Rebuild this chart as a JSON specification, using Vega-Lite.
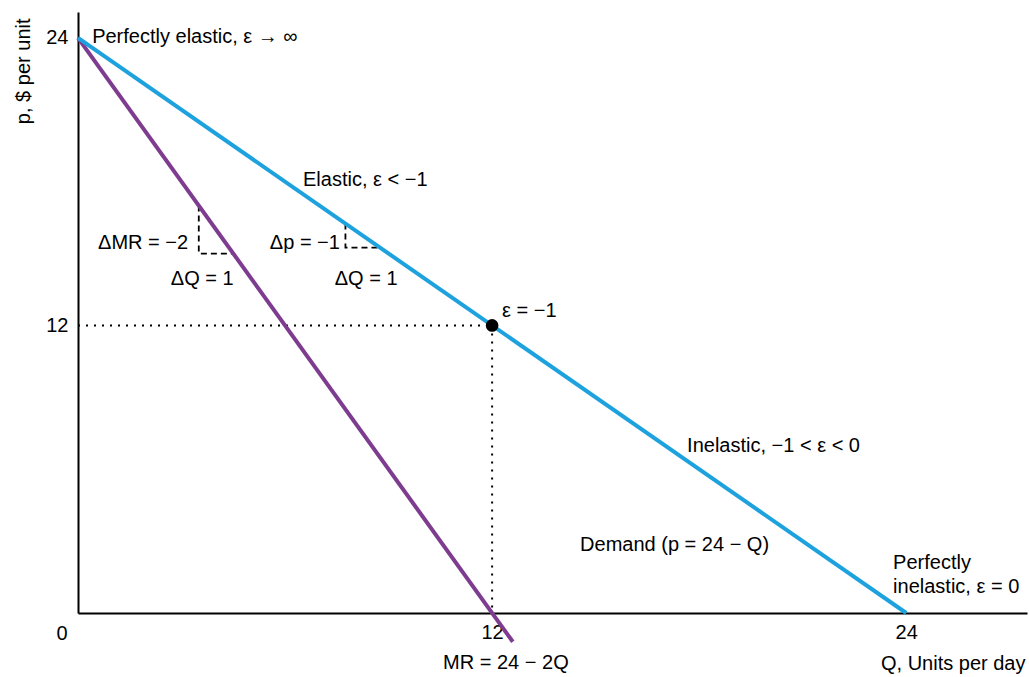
{
  "$schema": "https://vega.github.io/schema/vega-lite/v6.json",
  "width": 949,
  "height": 601,
  "autosize": "none",
  "padding": {"left": 78, "top": 12, "right": 2, "bottom": 64},
  "background": "white",
  "config": {
    "font": "Liberation Sans",
    "view": {"stroke": null},
    "axis": {"grid": false, "ticks": false, "domainColor": "black", "domainWidth": 2, "labelColor": "black", "labelFontSize": 20, "labelFont": "Liberation Sans", "titleFont": "Liberation Sans", "titleFontWeight": "normal", "titleFontSize": 20, "titleColor": "black"}
  },
  "encoding": {
    "x": {"field": "q", "type": "quantitative", "scale": {"domain": [0, 27.5], "nice": false, "zero": false},
      "axis": {"values": [12, 24], "labelPadding": 9, "title": "Q, Units per day", "titleX": 947, "titleY": 50, "titleAlign": "right", "titleBaseline": "middle"}},
    "y": {"field": "p", "type": "quantitative", "scale": {"domain": [0, 25.08], "nice": false, "zero": false},
      "axis": {"values": [12, 24], "labelPadding": 10, "title": "p, $ per unit", "titleAngle": -90, "titleX": -55, "titleY": 6, "titleAlign": "right", "titleBaseline": "middle"}}
  },
  "layer": [
    {
      "data": {"values": [
        {"seg": "h", "q": 0, "p": 12}, {"seg": "h", "q": 12, "p": 12},
        {"seg": "v", "q": 12, "p": 12}, {"seg": "v", "q": 12, "p": 0}
      ]},
      "mark": {"type": "line", "color": "black", "strokeWidth": 2, "strokeDash": [2, 6], "clip": false},
      "encoding": {"detail": {"field": "seg"}}
    },
    {
      "data": {"values": [
        {"seg": "mr", "q": 3.5, "p": 17}, {"seg": "mr", "q": 3.5, "p": 15}, {"seg": "mr", "q": 4.5, "p": 15},
        {"seg": "d", "q": 7.75, "p": 16.25}, {"seg": "d", "q": 7.75, "p": 15.25}, {"seg": "d", "q": 8.75, "p": 15.25}
      ]},
      "mark": {"type": "line", "color": "black", "strokeWidth": 1.8, "strokeDash": [6, 4]},
      "encoding": {"detail": {"field": "seg"}, "order": {"field": "p", "sort": "descending"}}
    },
    {
      "data": {"values": [
        {"curve": "MR", "q": 0, "p": 24}, {"curve": "MR", "q": 12.6, "p": -1.2}
      ]},
      "mark": {"type": "line", "color": "#7d3c8f", "strokeWidth": 4, "clip": false},
      "encoding": {}
    },
    {
      "data": {"values": [
        {"curve": "Demand", "q": 0, "p": 24}, {"curve": "Demand", "q": 24, "p": 0}
      ]},
      "mark": {"type": "line", "color": "#1ea2de", "strokeWidth": 4},
      "encoding": {}
    },
    {
      "data": {"values": [{"q": 12, "p": 12}]},
      "mark": {"type": "point", "filled": true, "color": "black", "opacity": 1, "size": 160},
      "encoding": {}
    },
    {
      "data": {"values": [
        {"q": 0.41, "p": 24.04, "label": "Perfectly elastic, ε → ∞"},
        {"q": 6.52, "p": 18.07, "label": "Elastic, ε < −1"},
        {"q": 12.29, "p": 12.6, "label": "ε = −1"},
        {"q": 17.65, "p": 6.97, "label": "Inelastic, −1 < ε < 0"},
        {"q": 14.55, "p": 2.84, "label": "Demand (p = 24 − Q)"},
        {"q": 23.62, "p": 2.09, "label": "Perfectly"},
        {"q": 23.62, "p": 1.09, "label": "inelastic, ε = 0"}
      ]},
      "mark": {"type": "text", "align": "left", "baseline": "middle", "fontSize": 20, "color": "black", "clip": false},
      "encoding": {"text": {"field": "label"}}
    },
    {
      "data": {"values": [
        {"q": 3.19, "p": 15.44, "label": "ΔMR = −2"},
        {"q": 7.59, "p": 15.44, "label": "Δp = −1"}
      ]},
      "mark": {"type": "text", "align": "right", "baseline": "middle", "fontSize": 20, "color": "black"},
      "encoding": {"text": {"field": "label"}}
    },
    {
      "data": {"values": [
        {"q": 3.6, "p": 13.94, "label": "ΔQ = 1"},
        {"q": 8.35, "p": 13.94, "label": "ΔQ = 1"},
        {"q": 12.4, "p": -2.09, "label": "MR = 24 − 2Q"},
        {"q": -0.46, "p": -0.88, "label": "0"}
      ]},
      "mark": {"type": "text", "align": "center", "baseline": "middle", "fontSize": 20, "color": "black", "clip": false},
      "encoding": {"text": {"field": "label"}}
    }
  ]
}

- [YOUR INSTRUCTIONS]
Quote the data above in full, leaving out the pictures it holds.

- [OUTPUT OF THE TASK]
Rebuild this chart as a JSON specification, using Vega-Lite.
{
  "$schema": "https://vega.github.io/schema/vega-lite/v6.json",
  "width": 949,
  "height": 601,
  "autosize": "none",
  "padding": {"left": 78, "top": 12, "right": 2, "bottom": 64},
  "background": "white",
  "config": {
    "font": "Liberation Sans",
    "view": {"stroke": null},
    "axis": {"grid": false, "ticks": false, "domainColor": "black", "domainWidth": 2, "labelColor": "black", "labelFontSize": 20, "labelFont": "Liberation Sans", "titleFont": "Liberation Sans", "titleFontWeight": "normal", "titleFontSize": 20, "titleColor": "black"}
  },
  "encoding": {
    "x": {"field": "q", "type": "quantitative", "scale": {"domain": [0, 27.5], "nice": false, "zero": false},
      "axis": {"values": [12, 24], "labelPadding": 9, "title": "Q, Units per day", "titleX": 947, "titleY": 50, "titleAlign": "right", "titleBaseline": "middle"}},
    "y": {"field": "p", "type": "quantitative", "scale": {"domain": [0, 25.08], "nice": false, "zero": false},
      "axis": {"values": [12, 24], "labelPadding": 10, "title": "p, $ per unit", "titleAngle": -90, "titleX": -55, "titleY": 6, "titleAlign": "right", "titleBaseline": "middle"}}
  },
  "layer": [
    {
      "data": {"values": [
        {"seg": "h", "q": 0, "p": 12}, {"seg": "h", "q": 12, "p": 12},
        {"seg": "v", "q": 12, "p": 12}, {"seg": "v", "q": 12, "p": 0}
      ]},
      "mark": {"type": "line", "color": "black", "strokeWidth": 2, "strokeDash": [2, 6], "clip": false},
      "encoding": {"detail": {"field": "seg"}}
    },
    {
      "data": {"values": [
        {"seg": "mr", "q": 3.5, "p": 17}, {"seg": "mr", "q": 3.5, "p": 15}, {"seg": "mr", "q": 4.5, "p": 15},
        {"seg": "d", "q": 7.75, "p": 16.25}, {"seg": "d", "q": 7.75, "p": 15.25}, {"seg": "d", "q": 8.75, "p": 15.25}
      ]},
      "mark": {"type": "line", "color": "black", "strokeWidth": 1.8, "strokeDash": [6, 4]},
      "encoding": {"detail": {"field": "seg"}, "order": {"field": "p", "sort": "descending"}}
    },
    {
      "data": {"values": [
        {"curve": "MR", "q": 0, "p": 24}, {"curve": "MR", "q": 12.6, "p": -1.2}
      ]},
      "mark": {"type": "line", "color": "#7d3c8f", "strokeWidth": 4, "clip": false},
      "encoding": {}
    },
    {
      "data": {"values": [
        {"curve": "Demand", "q": 0, "p": 24}, {"curve": "Demand", "q": 24, "p": 0}
      ]},
      "mark": {"type": "line", "color": "#1ea2de", "strokeWidth": 4},
      "encoding": {}
    },
    {
      "data": {"values": [{"q": 12, "p": 12}]},
      "mark": {"type": "point", "filled": true, "color": "black", "opacity": 1, "size": 160},
      "encoding": {}
    },
    {
      "data": {"values": [
        {"q": 0.41, "p": 24.04, "label": "Perfectly elastic, ε → ∞"},
        {"q": 6.52, "p": 18.07, "label": "Elastic, ε < −1"},
        {"q": 12.29, "p": 12.6, "label": "ε = −1"},
        {"q": 17.65, "p": 6.97, "label": "Inelastic, −1 < ε < 0"},
        {"q": 14.55, "p": 2.84, "label": "Demand (p = 24 − Q)"},
        {"q": 23.62, "p": 2.09, "label": "Perfectly"},
        {"q": 23.62, "p": 1.09, "label": "inelastic, ε = 0"}
      ]},
      "mark": {"type": "text", "align": "left", "baseline": "middle", "fontSize": 20, "color": "black", "clip": false},
      "encoding": {"text": {"field": "label"}}
    },
    {
      "data": {"values": [
        {"q": 3.19, "p": 15.44, "label": "ΔMR = −2"},
        {"q": 7.59, "p": 15.44, "label": "Δp = −1"}
      ]},
      "mark": {"type": "text", "align": "right", "baseline": "middle", "fontSize": 20, "color": "black"},
      "encoding": {"text": {"field": "label"}}
    },
    {
      "data": {"values": [
        {"q": 3.6, "p": 13.94, "label": "ΔQ = 1"},
        {"q": 8.35, "p": 13.94, "label": "ΔQ = 1"},
        {"q": 12.4, "p": -2.09, "label": "MR = 24 − 2Q"},
        {"q": -0.46, "p": -0.88, "label": "0"}
      ]},
      "mark": {"type": "text", "align": "center", "baseline": "middle", "fontSize": 20, "color": "black", "clip": false},
      "encoding": {"text": {"field": "label"}}
    }
  ]
}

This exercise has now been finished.